I touched on Sun's DRM plans earlier this week, so I thought I'd throw in this release from the Electronic Frontier Foundation (EFF). It looks like the EFF takes a dim view of Sun's so-called "Open Media Commons.
Written by Joe Brockmeier, Contributor

I touched on Sun's DRM plans earlier this week, so I thought I'd throw in this release from the Electronic Frontier Foundation (EFF). It looks like the EFF takes a dim view of Sun's so-called "Open Media Commons."

"No one woke up this morning and said, 'I wish Sun would figure out a way to let me do less with my music and movies,'" said Cory Doctorow, the Electronic Frontier Foundation's European Affairs Coordinator. "DRM doesn't sell hardware, software, or movies. The only reason to build DRM is to trade your users' freedoms for a bit of favor from the entertainment companies, a promise that they'll generously allow your record player to play their records -- provided it meets with their approval. If Sun wants to ship technology that competes with Microsoft DRM, it should start by asserting that copyright holders never get to design the record players their records play on."

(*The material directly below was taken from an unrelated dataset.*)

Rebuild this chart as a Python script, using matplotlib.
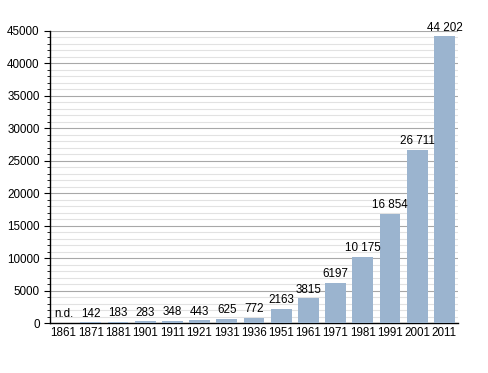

...Using "commons" in the name is unfortunate, because it suggests an online community committed to sharing creative works. DRM systems are about restricting access and use of creative works. A better way to protect the public's ability to make fair use of their media is to support the Digital Media Consumers' Rights Act (DMCRA, HR 1201). That bill would permit people to circumvent DRM on media in order to make a legal use of that media.

I didn't really address this the other day, but I agree with Doctorow and the EFF -- Sun should be a bit less Orwellian and give their DRM project a name more fitting to a technology or set of technologies intended to cripple the users' ability to use media.